Calling your group Big Red Machine makes it sound like the album is full of densely complicated music but the opposite is true. This music is interesting, moving and, above all, accessible. On the other hand, “Hoping Then” is weird. Quietly weird with a sound like a guitar being played with a bow supported by random piano notes and backing vocals from Lisa Hannigan. “Reese” is a classic Justin Vernon song. His vocals are distorted, there is some syncopated saxophone playing by Michael Lewis but the final result is a simple pop song with a memorable melody. “Hutch” has vocals by Justin Vernon, Sharon Van Etten, Lisa Hannigan and Shara Nova (from My Brightest Diamond). It’s much quieter after the drama of “Easy To Sabotage” and the female singers sing as a chorus rather than individually. “The Ghost Of Cincinnati” is sung by Aaron Dessner with just an acoustic guitar for accompaniment. The lead vocals for “8:22 am” are sung by Ariel Eagle, whose stage name is La Force. “Magnolia” is musically bright, sunny and lovely. By contrast, lyrically, the singer is reaching out to someone in serious trouble with suicidal thoughts after a brutal relationship has finished. Ben Howard (An English singer/songwriter) and Kate Stables (whose stage name is This Is The Kit) share vocals on the simple song “June’s A River” which has more sensitive piano playing by Aaron Dessner whose twin brother Bryce Dessner is the subject of “Brycie“.

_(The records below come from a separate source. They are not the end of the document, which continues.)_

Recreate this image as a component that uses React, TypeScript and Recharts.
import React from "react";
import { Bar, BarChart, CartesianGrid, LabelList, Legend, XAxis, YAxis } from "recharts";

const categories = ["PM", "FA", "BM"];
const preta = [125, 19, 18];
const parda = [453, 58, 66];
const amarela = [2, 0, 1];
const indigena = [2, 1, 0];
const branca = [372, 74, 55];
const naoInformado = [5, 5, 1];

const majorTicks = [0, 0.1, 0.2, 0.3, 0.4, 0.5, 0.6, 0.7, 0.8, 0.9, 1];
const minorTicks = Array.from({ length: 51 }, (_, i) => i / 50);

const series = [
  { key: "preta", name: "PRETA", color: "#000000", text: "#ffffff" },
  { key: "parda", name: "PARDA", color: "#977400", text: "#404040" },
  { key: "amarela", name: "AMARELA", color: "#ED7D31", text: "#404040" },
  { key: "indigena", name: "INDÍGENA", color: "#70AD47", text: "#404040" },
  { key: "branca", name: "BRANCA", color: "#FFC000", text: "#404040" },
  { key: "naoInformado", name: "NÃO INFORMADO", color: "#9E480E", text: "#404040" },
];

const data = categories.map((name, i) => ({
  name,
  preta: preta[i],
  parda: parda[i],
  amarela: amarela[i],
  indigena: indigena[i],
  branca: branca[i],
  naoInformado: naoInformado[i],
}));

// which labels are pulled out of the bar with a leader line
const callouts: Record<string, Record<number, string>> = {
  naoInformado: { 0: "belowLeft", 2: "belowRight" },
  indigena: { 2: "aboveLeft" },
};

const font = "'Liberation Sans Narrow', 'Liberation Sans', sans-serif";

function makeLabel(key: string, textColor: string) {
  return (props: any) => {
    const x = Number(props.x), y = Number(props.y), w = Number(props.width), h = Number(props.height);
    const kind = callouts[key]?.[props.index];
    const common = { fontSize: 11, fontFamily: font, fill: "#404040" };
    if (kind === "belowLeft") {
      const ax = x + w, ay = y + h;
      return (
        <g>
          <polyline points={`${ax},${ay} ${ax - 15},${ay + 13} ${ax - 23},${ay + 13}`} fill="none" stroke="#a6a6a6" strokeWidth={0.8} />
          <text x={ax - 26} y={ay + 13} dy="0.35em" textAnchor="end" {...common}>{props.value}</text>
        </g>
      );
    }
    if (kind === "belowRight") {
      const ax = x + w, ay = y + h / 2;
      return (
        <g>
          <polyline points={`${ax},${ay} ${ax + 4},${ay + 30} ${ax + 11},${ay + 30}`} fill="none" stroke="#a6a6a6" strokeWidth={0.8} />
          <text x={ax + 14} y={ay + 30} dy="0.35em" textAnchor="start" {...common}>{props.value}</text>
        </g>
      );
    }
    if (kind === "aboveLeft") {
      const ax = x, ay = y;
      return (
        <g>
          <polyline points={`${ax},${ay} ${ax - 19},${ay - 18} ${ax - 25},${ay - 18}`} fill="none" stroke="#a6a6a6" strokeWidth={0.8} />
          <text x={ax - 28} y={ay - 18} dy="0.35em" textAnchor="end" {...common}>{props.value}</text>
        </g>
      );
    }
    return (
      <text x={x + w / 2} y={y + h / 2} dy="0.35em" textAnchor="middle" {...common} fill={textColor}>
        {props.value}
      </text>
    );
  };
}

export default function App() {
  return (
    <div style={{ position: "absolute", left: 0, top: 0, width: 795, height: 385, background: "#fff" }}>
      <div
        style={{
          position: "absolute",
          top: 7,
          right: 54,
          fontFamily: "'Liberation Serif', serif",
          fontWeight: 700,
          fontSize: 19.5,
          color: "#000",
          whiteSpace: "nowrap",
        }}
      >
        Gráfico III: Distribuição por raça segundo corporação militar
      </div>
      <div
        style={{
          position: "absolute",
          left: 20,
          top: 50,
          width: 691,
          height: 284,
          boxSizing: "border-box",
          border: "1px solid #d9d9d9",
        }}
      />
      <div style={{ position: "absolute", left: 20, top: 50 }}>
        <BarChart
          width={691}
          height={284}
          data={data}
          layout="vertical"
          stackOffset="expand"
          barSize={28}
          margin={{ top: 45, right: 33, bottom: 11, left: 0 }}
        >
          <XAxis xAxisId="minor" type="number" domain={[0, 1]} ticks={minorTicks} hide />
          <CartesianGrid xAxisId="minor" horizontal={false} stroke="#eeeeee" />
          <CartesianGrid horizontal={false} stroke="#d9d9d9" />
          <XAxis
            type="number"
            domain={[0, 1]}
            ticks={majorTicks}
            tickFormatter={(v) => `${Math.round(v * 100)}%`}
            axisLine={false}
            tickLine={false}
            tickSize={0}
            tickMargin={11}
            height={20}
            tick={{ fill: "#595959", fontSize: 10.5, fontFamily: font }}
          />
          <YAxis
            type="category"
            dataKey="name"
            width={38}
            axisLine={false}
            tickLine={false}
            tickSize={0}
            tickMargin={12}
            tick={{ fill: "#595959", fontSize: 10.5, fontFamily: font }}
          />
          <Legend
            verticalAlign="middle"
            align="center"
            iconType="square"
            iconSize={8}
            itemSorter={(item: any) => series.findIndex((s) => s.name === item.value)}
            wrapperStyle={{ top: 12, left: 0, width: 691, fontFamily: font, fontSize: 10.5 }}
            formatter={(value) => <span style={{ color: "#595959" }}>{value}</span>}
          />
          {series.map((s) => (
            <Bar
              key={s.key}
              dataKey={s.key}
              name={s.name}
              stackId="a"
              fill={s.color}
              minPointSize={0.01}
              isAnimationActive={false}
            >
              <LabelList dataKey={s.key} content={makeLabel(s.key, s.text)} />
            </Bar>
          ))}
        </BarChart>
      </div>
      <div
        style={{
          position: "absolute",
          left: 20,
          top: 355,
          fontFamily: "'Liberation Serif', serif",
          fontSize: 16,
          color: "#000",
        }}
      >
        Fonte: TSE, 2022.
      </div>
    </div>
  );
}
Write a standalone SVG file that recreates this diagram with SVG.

16 different musicians collaborated to make Big Red Machine’s first album and that number has grown to 22 for this album. The album manages to maintain a common musicality whilst providing a varied listening experience. It’s a wonderful wonderful album and listening to it is going to provide me with hours of pleasure. Add some music to your day.
5 thoughts on “How Long Do You Think It’s Gonna Last by Big Red Machine”
Thanks for this. The bits I’ve heard so far sound great.